Mais au cours des visites que ma mère nous faisait, je ne pouvais m´empêcher de constater qu´elle mangeait de moins en moins et digérait de plus en plus mal. Je tenais à lui éviter des troubles intestinaux  et à faciliter sa digestion. C´est pourquoi j´évitais de lui servir des carottes et m´efforcais que l´on ne lui en servît pas.

Cette histoire semble dérisoire et ridicule comme tous les souvenirs que je raconte sur ma petite enfance, mais c´est spontanément qu´ils me reviennent à la mémoire et qu´ils sont liés à d´autres moment de ma vie d´adulte et de retraité. C´est la raison pour laquelle je ne les crois pas si innocents, même s´il m´est difficile d´en comprendre totalement la signification. Ils montrent certes l´attachement que j´ai toujours porté à ma mère et le manque qu´elle représente pour moi plus de vingt ans après sa mort. Je ne doute cependant pas que certaines évocations soient ambiguës. Ma mère a été enceinte de moi en pleine guerre alors qu´elle avait plus de 40 ans. Elle m´a toujours dit que mon père était ravi et qu´il souhaitait depuis longtemps avoir un garcon. Il m´a vu deux mois avant d´être arrêté par la Gestapo et de mourir en Allemagne dans un camp de concentration.
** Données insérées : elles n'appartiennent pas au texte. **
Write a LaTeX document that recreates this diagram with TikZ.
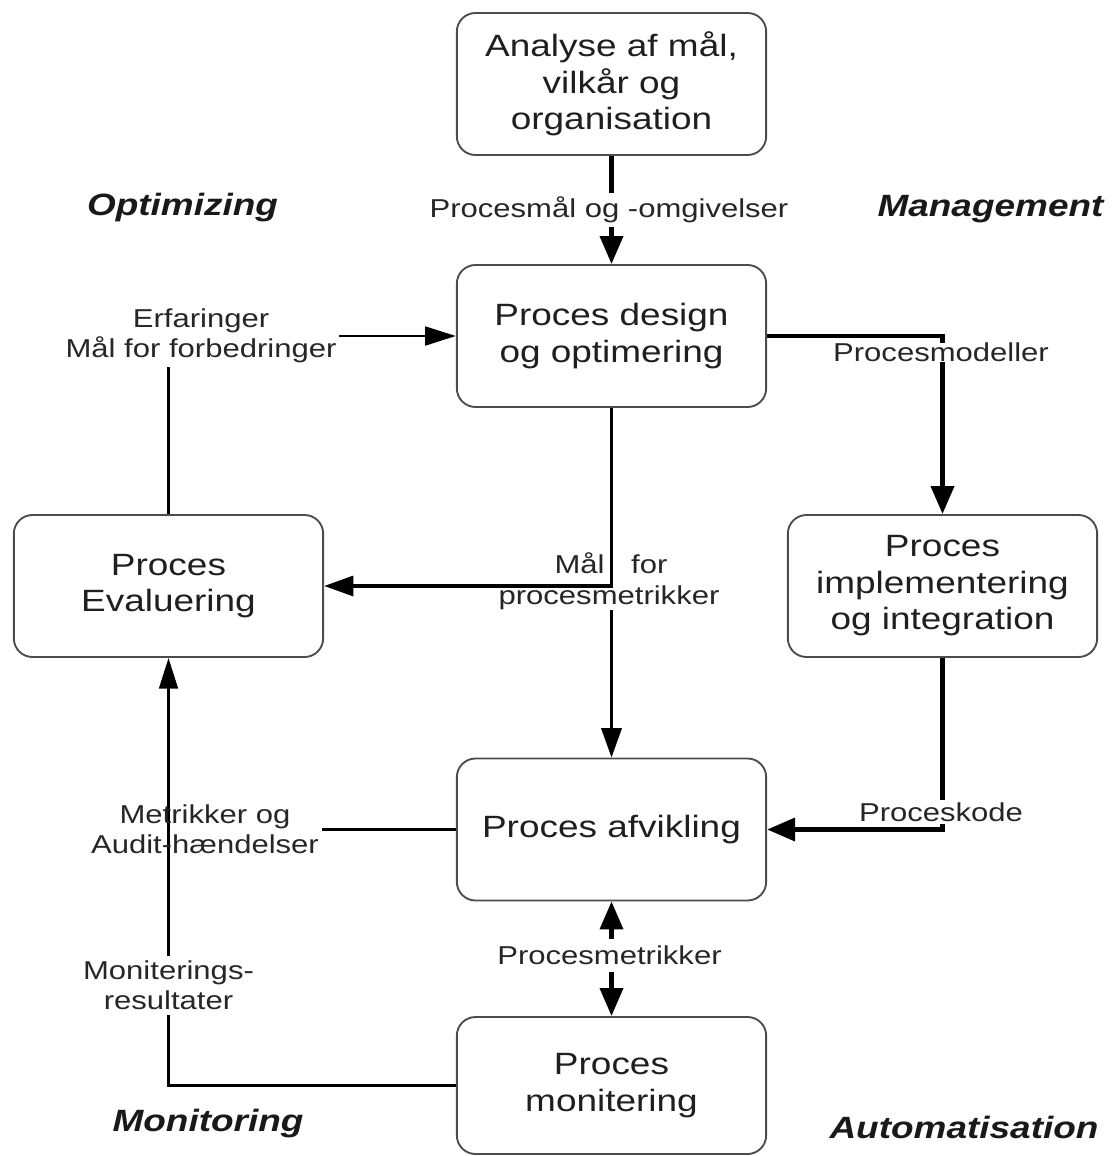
\documentclass[tikz,border=0pt]{standalone}
\usepackage{fontspec}
\setmainfont{Liberation Sans}[FakeStretch=1.2]
\usetikzlibrary{arrows.meta}
\begin{document}
\begin{tikzpicture}[x=0.75pt,y=-0.75pt,
  box/.style={draw=black!70, line width=1.4pt, rounded corners=14pt,
    minimum width=232pt, minimum height=106.5pt, align=center, inner sep=0pt,
    text=black!88, font=\fontsize{23.1}{27.4}\selectfont},
  lbl/.style={align=center, inner xsep=2pt, inner ysep=0pt, text=black!85,
    font=\fontsize{19.4}{22.5}\selectfont},
  wlbl/.style={lbl, fill=white},
  head/.style={anchor=base, inner sep=0pt, text=black!90,
    font=\fontsize{23.1}{27}\selectfont\bfseries\itshape},
  bigarr/.style={line width=3.6pt, -{Triangle[length=21pt,width=17pt]}},
  bigdbl/.style={line width=3.6pt, {Triangle[length=21pt,width=17pt]}-{Triangle[length=21pt,width=17pt]}},
  midarr/.style={line width=2.6pt, -{Triangle[length=22pt,width=15pt]}},
  thinarr/.style={line width=2pt, -{Triangle[length=23pt,width=14pt]}},
  thinline/.style={line width=2pt}
]
\useasboundingbox (0,0) rectangle (1112,1156);

% boxes
\node[box] (A) at (611.5,84) {Analyse af mål,\\vilkår og\\organisation};
\node[box] (D) at (611.5,336) {Proces design\\og optimering};
\node[box] (E) at (168.5,586) {Proces\\Evaluering};
\node[box] (I) at (942.5,586) {Proces\\implementering\\og integration};
\node[box] (F) at (611.5,829.5) {Proces afvikling};
\node[box, minimum height=102.75pt] (M) at (611.5,1085.5) {Proces\\monitering};

% headings
\node[head] (h1) at (182.5,215) {Optimizing};
\node[head] (h2) at (990.5,216) {Management};
\node[head] (h3) at (208,1131) {Monitoring};
\node[head] (h4) at (964,1138) {Automatisation};

% connectors
\draw[bigarr] (A.south) -- (D.north);
\node[wlbl, inner ysep=3pt] (l1) at (609,210) {Procesmål og -omgivelser};

\draw[thinarr] (E.north) |- (D.west);
\node[wlbl, inner ysep=3pt] (l2) at (201,335.5) {Erfaringer\\Mål for forbedringer};

\draw[bigarr] (D.east) -| (I.north);
\node[wlbl] (l3) at (941,352) {Procesmodeller};

\draw[midarr] (D.south) -- (F.north);
\node[wlbl] (l4b) at (609,598) {procesmetrikker};
\draw[midarr] (D.south) |- (E.east);
\node[lbl] (l4a) at (611,563.5) {Mål\hspace{20pt}for};

\draw[bigarr] (I.south) |- (F.east);
\node[wlbl, inner ysep=2pt] (l5) at (941,812.3) {Proceskode};

\draw[thinarr] (M.west) -| (E.south);
\node[wlbl, inner ysep=4pt] (l7) at (168.5,985.5) {Moniterings-\\resultater};

\node[lbl] (l6) at (205,829.5) {Metrikker og\\Audit-hændelser};
\draw[thinline] (F.west) -- (l6.east);

\draw[bigdbl] (F.south) -- (M.north);
\node[wlbl, inner ysep=5pt] (l8) at (609.5,955.5) {Procesmetrikker};
\end{tikzpicture}
\end{document}
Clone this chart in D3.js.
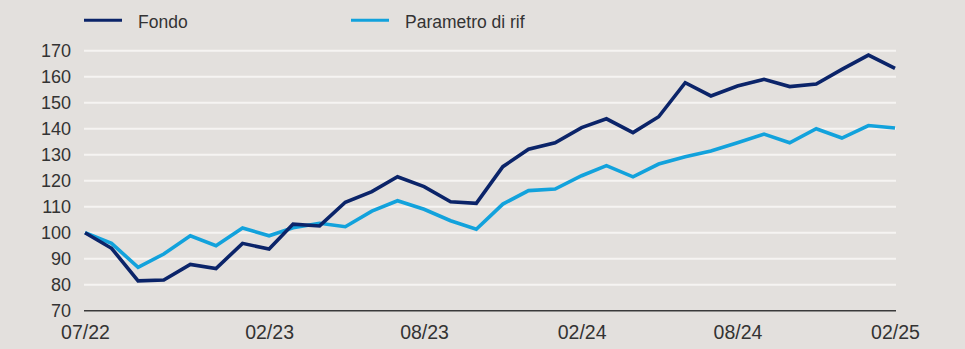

Il n´empêche que ma mère m´a dit un jour, pendant que j´étais seul avec elle dans une institution de la région parisienne et qu´elle avait plus de 80 ans : "Tu n´étais pas souhaité mais tu as été bien accueilli". Cette phrase, qui se voulait sans doute bienveillante à mon égard, m´est toujours restée sur le coeur pour ne pas dire l´estomac, comme des carottes mal digérées.